# Two speed motor starters



## micromind (Aug 11, 2007)

If both high and low speeds are energized at the same time, the current will be quite a bit higher than normal locked-rotor. 

If the starters are mechanically interlocked, and both coils are powered at the same time, they'll very likely jam up. 

I'd install a time-delay relay on each coil. That way if one coil was energized before the other one dropped out, they wouldn't both be closed at the same time.


----------



## sparkywannabee (Jan 29, 2013)

What exactly is a 480v fuse. Are you sure your 'interlocked starters' is not just a forward/reversing motor starter and the speed is controlled some other way, because i have never seen speed controlled through the starter, usually you have a drive or maybe resistors.


----------



## JRaef (Mar 23, 2009)

KenB said:


> Does a 2 speed motor have to have a mechanically interlocked starter?
> I have a piece of packing equipment, screw packer, that is continual blowing the 480v fuse(s) that feed the panel. Two separate starters low speed and high speed. They are electrically interlocked only. Change fuses and it takes off.
> This happens intermittent. Can't find any other source of the problem. Thinking one starter may not be dropping out in time and both are engaged for a second pulling locked rotor?
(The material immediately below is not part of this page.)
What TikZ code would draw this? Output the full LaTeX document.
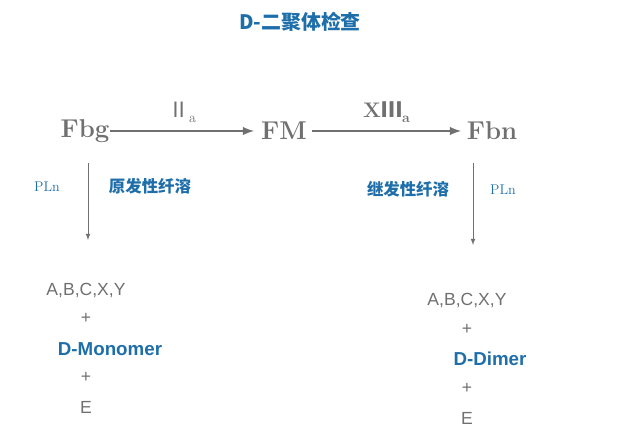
\documentclass[tikz,border=0pt]{standalone}
\usepackage{fontspec}
\setsansfont{Liberation Sans}
\newfontfamily\cjk{Noto Sans CJK SC}
\definecolor{txtgray}{RGB}{112,112,112}
\definecolor{txtblue}{RGB}{30,110,170}
\begin{document}
\begin{tikzpicture}[x=0.03cm,y=-0.03cm]
\tikzstyle{chem}=[font=\fontsize{22}{24}\selectfont\bfseries,text=txtgray,inner sep=1pt]
\tikzstyle{enz}=[font=\fontsize{12}{14}\selectfont,text=txtblue]
\tikzstyle{prod}=[font=\sffamily\fontsize{15}{17}\selectfont,text=txtgray]
\tikzstyle{key}=[font=\sffamily\bfseries\fontsize{16}{18}\selectfont,text=txtblue]
\tikzstyle{arr}=[draw=txtgray,line width=2.2pt,-latex]
\useasboundingbox (0,0) rectangle (628,431);
\node[font=\cjk\bfseries\fontsize{17}{19}\selectfont,text=txtblue] (title) at (300,22) {D-二聚体检查};
\foreach \name/\point/\txt in {
	fbg/{85,131}/Fbg,
	fm/{284,131}/FM,
	fbn/{492,131}/Fbn}
	\node[chem] (\name) at (\point) {\txt};
\coordinate (a1) at (110,131);
\coordinate (a2) at (254,131);
\coordinate (b1) at (312,131);
\coordinate (b2) at (461,131);
\draw[arr] (a1) -- (a2) node[midway,above=3pt,text=txtgray,font=\fontsize{18}{20}\selectfont] {{\cjk Ⅱ}\raisebox{-4pt}{\fontsize{12}{14}\selectfont a}};
\draw[arr] (b1) -- (b2) node[midway,above=3pt,text=txtgray,font=\bfseries\fontsize{18}{20}\selectfont] {X{\cjk Ⅲ}\raisebox{-4pt}{\fontsize{12}{14}\selectfont a}};
\coordinate (l1) at (88,163);
\coordinate (l2) at (88,240);
\coordinate (r1) at (473,163);
\coordinate (r2) at (473,245);
\draw[txtgray,line width=0.8pt,-latex] (l1) -- (l2);
\draw[txtgray,line width=0.8pt,-latex] (r1) -- (r2);
\node[enz] (plnl) at (47,187) {PLn};
\node[enz] (plnr) at (503,190) {PLn};
\node[font=\cjk\bfseries\fontsize{14}{16}\selectfont,text=txtblue] (prim) at (150,186) {原发性纤溶};
\node[font=\cjk\bfseries\fontsize{14}{16}\selectfont,text=txtblue] (sec) at (408,189) {继发性纤溶};
% left products
\node[prod] (abcl) at (86,290) {A,B,C,X,Y};
\node[prod] (p1) at (86,318) {+};
\node[key] (mono) at (110,349) {D-Monomer};
\node[prod] (p2) at (86,377) {+};
\node[prod] (el) at (86,407) {E};
% right products
\node[prod] (abcr) at (467,300) {A,B,C,X,Y};
\node[prod] (p3) at (467,329) {+};
\node[key] (dimer) at (490,359) {D-Dimer};
\node[prod] (p4) at (467,388) {+};
\node[prod] (er) at (467,418) {E};
\end{tikzpicture}
\end{document}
Depending on the type of two speed motor, changing speeds too fast can cause this. If you have only 2 contactors, it is a 2 speed 2 winding motor. If you change from High to Low too quickly, the magnetic field in the motor is still there from the High speed winding and when you energize the Low speed windings, the relative frequency is higher than that of the low speed winding and the motor regenerates, but out of phase with the line. It creates a massive spike that can take out fuses, if not twist off shafts. You need a delay of at least a half second when transitioning from High to Low, it's standard fare if you bought an official 2S2W motor starter or if there was a mechanical interlock it forces the time delay, but if people "roll their own" they often miss that detail.


----------



## JRaef (Mar 23, 2009)

sparkywannabee said:


> What exactly is a 480v fuse. Are you sure your 'interlocked starters' is not just a forward/reversing motor starter and the speed is controlled some other way, because i have never seen speed controlled through the starter, usually you have a drive or maybe resistors.


Seriously? You've never heard of 2 speed motors?

There are two types, 2 speed 2 winding (2S2W), which is almost like having two separate motors, or 2 speed 1 winding (2S1W) where there is one set of windings that are reconfigured externally with a set of 3 contactors. 2S1W motors then come in 3 types, depending on the speed ratio you want and/or the torque differences.


----------



## KenB (Feb 5, 2014)

Good info thanks. This panel definitely has been "tweaked" over the years. This really seems a likely issue with the starters. 

Simply meant the fuse on 480 panel feed.
It's a 2 speed motor no doubt.


----------



## sparkywannabee (Jan 29, 2013)

Thanks for the educamation JRaef. I don't get out much, never came across a motor using different windings for different speeds.


----------